Its the same thing with any part of the engine.  Heads will rob power if too big or too small.  Camshafts will rob power if too big or too small.  Intakes will rob power if too big or too small.  Carburetors will rob power if too big or too small.  Headers will rob power if too big or too small.  Its all a balance...one that depends on other variables that must be balanced as well.  

I could ramble on all day about fluid mechanics...velocities vs areas, mass flow, volume flow, friction factors, reynolds numbers, turbulent or laminar flow...heck I could model you up a complete CFD (computational fluid dynamics) analysis on Fluent of an intake port with a valve...but who cares?  Basic principles...don't put a 220 cc intake port on a 302 unless you plan to rev the heck out of the thing and never plan to drive it around town.  Don't install a 150 cc intake port on a 427 unless you plan to always stay below 3500 RPM and never plan to race it.  

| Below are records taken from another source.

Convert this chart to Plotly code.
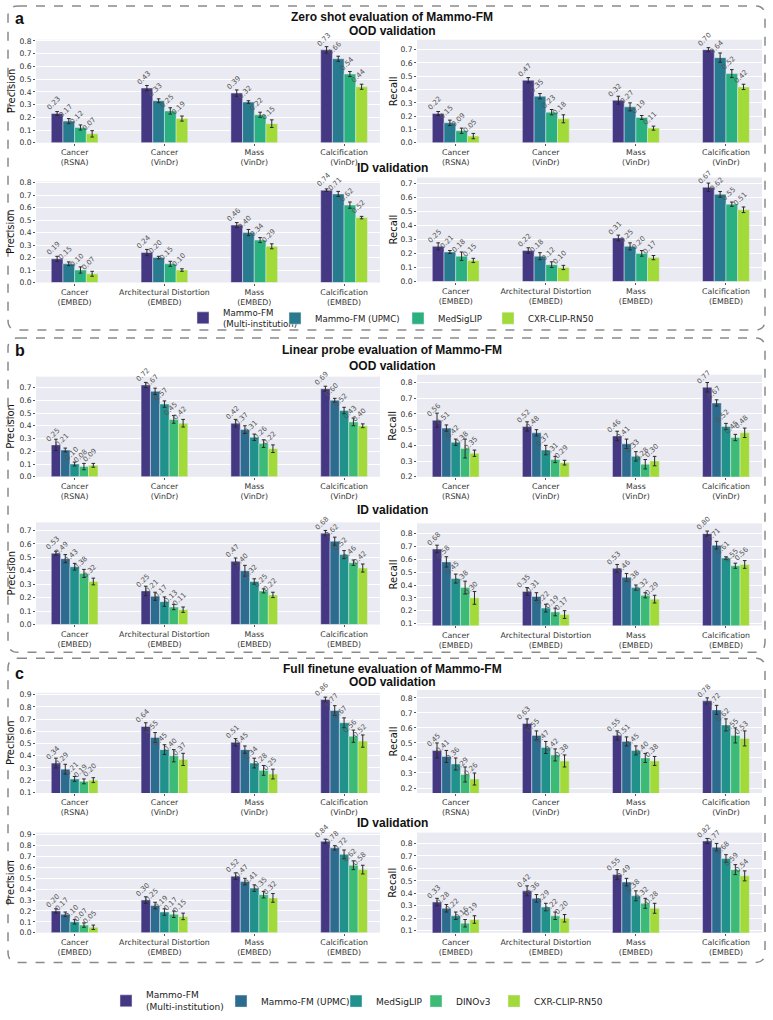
import plotly.graph_objects as go

W, H = 773, 1020

# ---------------- data ----------------
models_a = ["Mammo-FM<br>(Multi-institution)", "Mammo-FM (UPMC)", "MedSigLIP", "CXR-CLIP-RN50"]
colors_a = ["#453882", "#287A8E", "#2BB07F", "#A2DA39"]
models_bc = ["Mammo-FM<br>(Multi-institution)", "Mammo-FM (UPMC)", "MedSigLIP", "DINOv3", "CXR-CLIP-RN50"]
colors_bc = ["#453882", "#2D6C8E", "#21918C", "#3BBB75", "#A2DA39"]

ood_cats = ["Cancer<br>(RSNA)", "Cancer<br>(VinDr)", "Mass<br>(VinDr)", "Calcification<br>(VinDr)"]
id_cats = ["Cancer<br>(EMBED)", "Architectural Distortion<br>(EMBED)", "Mass<br>(EMBED)", "Calcification<br>(EMBED)"]

# values: one list per model, across the 4 categories
zs_ood_prec = [[0.23, 0.43, 0.39, 0.73], [0.17, 0.33, 0.32, 0.66], [0.12, 0.25, 0.22, 0.54], [0.07, 0.19, 0.15, 0.44]]
zs_ood_prec_err = [[0.015, 0.02, 0.025, 0.025], [0.02, 0.015, 0.01, 0.02], [0.02, 0.025, 0.02, 0.02], [0.025, 0.02, 0.03, 0.02]]
zs_ood_rec = [[0.22, 0.47, 0.32, 0.70], [0.15, 0.35, 0.27, 0.64], [0.09, 0.23, 0.19, 0.52], [0.05, 0.18, 0.11, 0.42]]
zs_ood_rec_err = [[0.015, 0.02, 0.03, 0.015], [0.02, 0.02, 0.03, 0.035], [0.02, 0.02, 0.015, 0.03], [0.02, 0.03, 0.015, 0.02]]
zs_id_prec = [[0.19, 0.24, 0.46, 0.74], [0.15, 0.20, 0.40, 0.71], [0.10, 0.15, 0.34, 0.62], [0.07, 0.10, 0.29, 0.52]]
zs_id_prec_err = [[0.02, 0.025, 0.02, 0.01], [0.015, 0.01, 0.025, 0.02], [0.025, 0.02, 0.02, 0.025], [0.02, 0.01, 0.02, 0.01]]
zs_id_rec = [[0.25, 0.22, 0.31, 0.67], [0.21, 0.18, 0.25, 0.62], [0.18, 0.12, 0.20, 0.55], [0.15, 0.10, 0.17, 0.51]]
zs_id_rec_err = [[0.025, 0.02, 0.02, 0.03], [0.01, 0.025, 0.025, 0.02], [0.03, 0.02, 0.02, 0.015], [0.015, 0.015, 0.015, 0.02]]

lp_ood_prec = [[0.25, 0.72, 0.42, 0.69], [0.21, 0.67, 0.37, 0.60], [0.10, 0.57, 0.31, 0.52], [0.08, 0.45, 0.26, 0.43], [0.09, 0.42, 0.22, 0.40]]
lp_ood_prec_err = [[0.045, 0.02, 0.03, 0.02], [0.015, 0.025, 0.03, 0.015], [0.015, 0.025, 0.025, 0.025], [0.025, 0.03, 0.03, 0.03], [0.015, 0.03, 0.03, 0.015]]
lp_ood_rec = [[0.56, 0.52, 0.46, 0.77], [0.51, 0.48, 0.41, 0.67], [0.42, 0.37, 0.33, 0.52], [0.38, 0.31, 0.28, 0.45], [0.35, 0.29, 0.30, 0.48]]
lp_ood_rec_err = [[0.045, 0.03, 0.03, 0.03], [0.02, 0.02, 0.03, 0.02], [0.02, 0.03, 0.03, 0.02], [0.06, 0.02, 0.03, 0.02], [0.02, 0.015, 0.03, 0.03]]
lp_id_prec = [[0.53, 0.25, 0.47, 0.68], [0.49, 0.21, 0.40, 0.62], [0.43, 0.17, 0.32, 0.52], [0.38, 0.13, 0.25, 0.46], [0.32, 0.11, 0.22, 0.42]]
lp_id_prec_err = [[0.015, 0.035, 0.025, 0.02], [0.03, 0.03, 0.04, 0.03], [0.025, 0.035, 0.02, 0.03], [0.03, 0.02, 0.015, 0.02], [0.025, 0.02, 0.02, 0.03]]
lp_id_rec = [[0.68, 0.35, 0.53, 0.80], [0.58, 0.31, 0.46, 0.71], [0.45, 0.22, 0.38, 0.61], [0.38, 0.19, 0.32, 0.55], [0.30, 0.17, 0.29, 0.56]]
lp_id_rec_err = [[0.03, 0.03, 0.03, 0.02], [0.04, 0.03, 0.03, 0.03], [0.035, 0.03, 0.02, 0.01], [0.05, 0.03, 0.02, 0.02], [0.05, 0.03, 0.03, 0.03]]

ft_ood_prec = [[0.34, 0.64, 0.51, 0.86], [0.29, 0.55, 0.45, 0.77], [0.21, 0.45, 0.34, 0.67], [0.19, 0.40, 0.28, 0.56], [0.20, 0.37, 0.25, 0.52]]
ft_ood_prec_err = [[0.04, 0.03, 0.03, 0.02], [0.04, 0.04, 0.03, 0.04], [0.02, 0.04, 0.04, 0.04], [0.02, 0.05, 0.04, 0.05], [0.02, 0.05, 0.04, 0.05]]
ft_ood_rec = [[0.45, 0.63, 0.55, 0.78], [0.41, 0.55, 0.51, 0.72], [0.36, 0.47, 0.45, 0.62], [0.29, 0.42, 0.40, 0.55], [0.26, 0.38, 0.38, 0.53]]
ft_ood_rec_err = [[0.05, 0.03, 0.03, 0.02], [0.04, 0.03, 0.03, 0.03], [0.04, 0.04, 0.03, 0.04], [0.05, 0.04, 0.03, 0.05], [0.04, 0.04, 0.03, 0.05]]
ft_id_prec = [[0.20, 0.30, 0.52, 0.84], [0.17, 0.25, 0.47, 0.78], [0.10, 0.19, 0.41, 0.72], [0.07, 0.17, 0.35, 0.62], [0.05, 0.15, 0.32, 0.58]]
ft_id_prec_err = [[0.02, 0.03, 0.03, 0.02], [0.02, 0.03, 0.03, 0.02], [0.02, 0.03, 0.03, 0.04], [0.02, 0.03, 0.03, 0.04], [0.02, 0.03, 0.04, 0.04]]
ft_id_rec = [[0.33, 0.42, 0.55, 0.82], [0.28, 0.36, 0.49, 0.77], [0.22, 0.29, 0.38, 0.68], [0.16, 0.22, 0.32, 0.59], [0.19, 0.20, 0.28, 0.54]]
ft_id_rec_err = [[0.03, 0.04, 0.04, 0.02], [0.03, 0.03, 0.03, 0.03], [0.03, 0.03, 0.04, 0.03], [0.03, 0.03, 0.04, 0.04], [0.03, 0.03, 0.04, 0.04]]

# ---------------- layout geometry (pixels) ----------------
COLX = [(36, 380), (417, 762)]
YTITLE_X = [11, 393]
# legend item positions (symbol centre x px, centre y px)
legend_a_pos = [205, 297, 420, 510]
legend_bc_pos = [128, 243, 358, 438, 516]
LEG_A_Y, LEG_BC_Y = 318, 1007

# (values, errors, cats, models, colors, col, top_px, bottom_px, yrange, ytitle, legend group)
subplots = [
    (zs_ood_prec, zs_ood_prec_err, ood_cats, models_a, colors_a, 0, 37, 141, [0, 0.81], "Precision", "a"),
    (zs_ood_rec, zs_ood_rec_err, ood_cats, models_a, colors_a, 1, 37, 141, [0, 0.775], "Recall", None),
    (zs_id_prec, zs_id_prec_err, id_cats, models_a, colors_a, 0, 180, 282, [0, 0.81], "Precision", None),
    (zs_id_rec, zs_id_rec_err, id_cats, models_a, colors_a, 1, 176, 281, [0, 0.74], "Recall", None),
    (lp_ood_prec, lp_ood_prec_err, ood_cats, models_bc, colors_bc, 0, 377, 478, [0, 0.785], "Precision", None),
    (lp_ood_rec, lp_ood_rec_err, ood_cats, models_bc, colors_bc, 1, 375, 478, [0.2, 0.85], "Recall", None),
    (lp_id_prec, lp_id_prec_err, id_cats, models_bc, colors_bc, 0, 524, 627, [0, 0.76], "Precision", None),
    (lp_id_rec, lp_id_rec_err, id_cats, models_bc, colors_bc, 1, 525, 628, [0.085, 0.88], "Recall", None),
    (ft_ood_prec, ft_ood_prec_err, ood_cats, models_bc, colors_bc, 0, 696, 797, [0.095, 0.915], "Precision", "bc"),
    (ft_ood_rec, ft_ood_rec_err, ood_cats, models_bc, colors_bc, 1, 693, 797, [0.167, 0.853], "Recall", None),
    (ft_id_prec, ft_id_prec_err, id_cats, models_bc, colors_bc, 0, 837, 938, [0, 0.92], "Precision", None),
    (ft_id_rec, ft_id_rec_err, id_cats, models_bc, colors_bc, 1, 837, 938, [0.084, 0.887], "Recall", None),
]

fig = go.Figure()
annotations = []
layout_axes = {}
legends = {}
GROUP = 0.52
leg_counter = [0]


def next_legend_name():
    leg_counter[0] += 1
    return "legend" if leg_counter[0] == 1 else f"legend{leg_counter[0]}"


for k, (vals, errs, cats, models, colors, col, top, bot, yr, ytitle, leg) in enumerate(subplots, start=1):
    xs = "x" if k == 1 else f"x{k}"
    ys = "y" if k == 1 else f"y{k}"
    n = len(models)
    w = GROUP / n
    for j in range(n):
        xpos = [i + (j - (n - 1) / 2) * w for i in range(len(cats))]
        legname = "legend"
        if leg is not None:
            legname = next_legend_name()
            if leg == "a":
                cx, cy, fs = legend_a_pos[j], LEG_A_Y, 8.6
            else:
                cx, cy, fs = legend_bc_pos[j], LEG_BC_Y, 9.0
            legends[legname] = dict(
                x=(cx - 22) / W, xanchor="left", y=1 - cy / H, yanchor="middle",
                bgcolor="rgba(0,0,0,0)", borderwidth=0, itemwidth=30,
                font=dict(size=fs, color="#222", family="DejaVu Sans"),
            )
        fig.add_trace(go.Bar(
            x=xpos, y=vals[j], width=w, xaxis=xs, yaxis=ys,
            name=models[j], legend=legname,
            showlegend=leg is not None,
            marker=dict(color=colors[j], line=dict(color="rgba(235,235,250,0.8)", width=0.6)),
            error_y=dict(type="data", array=errs[j], visible=True, color="#2a2a2a", thickness=1.0, width=1.8),
            hoverinfo="skip",
        ))
        for xp, v in zip(xpos, vals[j]):
            annotations.append(dict(
                x=xp, y=v, xref=xs, yref=ys, text=f"{v:.2f}", showarrow=False,
                textangle=-45, xanchor="center", yanchor="bottom", xshift=-3, yshift=-1,
                font=dict(size=7, color="#555555", family="DejaVu Sans"),
            ))
    x0, x1 = COLX[col]
    xa = dict(domain=[x0 / W, x1 / W], range=[-0.43, len(cats) - 0.6], tickmode="array",
              tickvals=list(range(len(cats))), ticktext=cats, showgrid=False, zeroline=False,
              ticks="outside", ticklen=2, tickcolor="#555", anchor=ys,
              tickfont=dict(size=7.8, color="#333", family="DejaVu Sans"), showline=False)
    ya = dict(domain=[1 - bot / H, 1 - top / H], range=yr, dtick=0.1, tick0=0, tickformat=".1f",
              showgrid=True, gridcolor="white", gridwidth=1, zeroline=False, anchor=xs,
              ticks="outside", ticklen=2, tickcolor="#555",
              tickfont=dict(size=7.6, color="#333", family="DejaVu Sans"))
    layout_axes["xaxis" if k == 1 else f"xaxis{k}"] = xa
    layout_axes["yaxis" if k == 1 else f"yaxis{k}"] = ya
    # y-axis title
    annotations.append(dict(x=YTITLE_X[col] / W, y=1 - (top + bot) / 2 / H, xref="paper", yref="paper",
                            text=ytitle, textangle=-90, showarrow=False, xanchor="center", yanchor="middle",
                            font=dict(size=10, color="#111", family="DejaVu Sans")))

# titles
TITLE_X = 392 / W
titles = [
    ("Zero shot evaluation of Mammo-FM", 14), ("OOD validation", 28), ("ID validation", 166),
    ("Linear probe evaluation of Mammo-FM", 350), ("OOD validation", 366), ("ID validation", 512),
    ("Full finetune evaluation of Mammo-FM", 672), ("OOD validation", 685), ("ID validation", 827),
]
for txt, ypx in titles:
    annotations.append(dict(x=TITLE_X, y=1 - ypx / H, xref="paper", yref="paper", text=f"<b>{txt}</b>",
                            showarrow=False, xanchor="center", yanchor="middle",
                            font=dict(size=12, color="#111", family="Liberation Sans")))
for lbl, ypx in [("a", 16), ("b", 351), ("c", 676)]:
    annotations.append(dict(x=13 / W, y=1 - ypx / H, xref="paper", yref="paper", text=f"<b>{lbl}</b>",
                            showarrow=False, xanchor="left", yanchor="middle",
                            font=dict(size=16, color="#111", family="Liberation Sans")))


# rounded dashed boxes
def rounded(x0, y0, x1, y1, r=10):
    X0, X1 = x0 / W, x1 / W
    Y0, Y1 = 1 - y0 / H, 1 - y1 / H
    rx, ry = r / W, r / H
    return (f"M {X0+rx},{Y0} L {X1-rx},{Y0} Q {X1},{Y0} {X1},{Y0-ry} L {X1},{Y1+ry} "
            f"Q {X1},{Y1} {X1-rx},{Y1} L {X0+rx},{Y1} Q {X0},{Y1} {X0},{Y1+ry} L {X0},{Y0-ry} "
            f"Q {X0},{Y0} {X0+rx},{Y0} Z")


shapes = []
for (y0, y1) in [(3, 330), (338, 655), (661, 968)]:
    shapes.append(dict(type="path", path=rounded(8, y0, 765, y1), xref="paper", yref="paper",
                       line=dict(color="#8a8a8a", width=1.5, dash="dash"), fillcolor="rgba(0,0,0,0)"))

fig.update_layout(
    width=W, height=H, margin=dict(l=0, r=0, t=0, b=0),
    paper_bgcolor="white", plot_bgcolor="#EAEAF2",
    barmode="overlay", annotations=annotations, shapes=shapes,
    **legends,
    **layout_axes,
)

fig.write_html("out.html")
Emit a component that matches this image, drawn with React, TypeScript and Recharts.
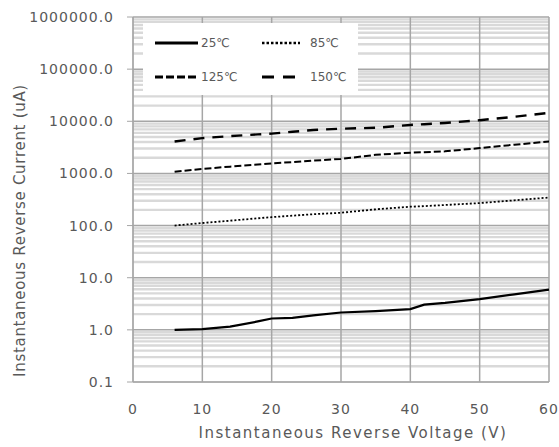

Departing from the 305.I misquoted the 351 figures Apologies.The numbers for the 2v are actually 291 feet per second @7000rpm and 216ft/sec for the 4v.To put this in perspective 2V's have more airspeed at 5500rpm(228ft/sec) than 4V's @7000rpm.In real terms this equates to 20ft lbs of torque 1500rpm earlier in the rev range...........................For STREET use the 2V's work better in every way.The valve sizes for this particular engine are 2.05"inlet and 1.715" with 11:1 comp it produced 485hp@ 7000rpm.76cc chambers flat tappet cam 1.73rockers,int- 256deg@.050" .341 lobe lift and exh.266deg@.050" .356"lobe lift(to get valve figures multiply by 1.73}.106 LSA 4.56gears,10.9Et's in a 3308lb car...................................Just in case anyone wanted to know, the heads have a 73% intake to exhaust ratio.Carb is a modified 720cfm DP Holley on a street dominator intake............................ And only 46 cubes bigger than a 305 small block . Back to a more sane power level, Most drivers on the road would have thier hands full with 300hp.............I agree CSIROC it is fun raving on about these subjects! I hope there is enough data here to chew on,oh B4 I forget exhaust flow is 110cfm @.500" and inlet 520hp@.500" lift.  

I absorb more and more of this information everytime it's gone over and 300Hp is only good enough for gas mileage.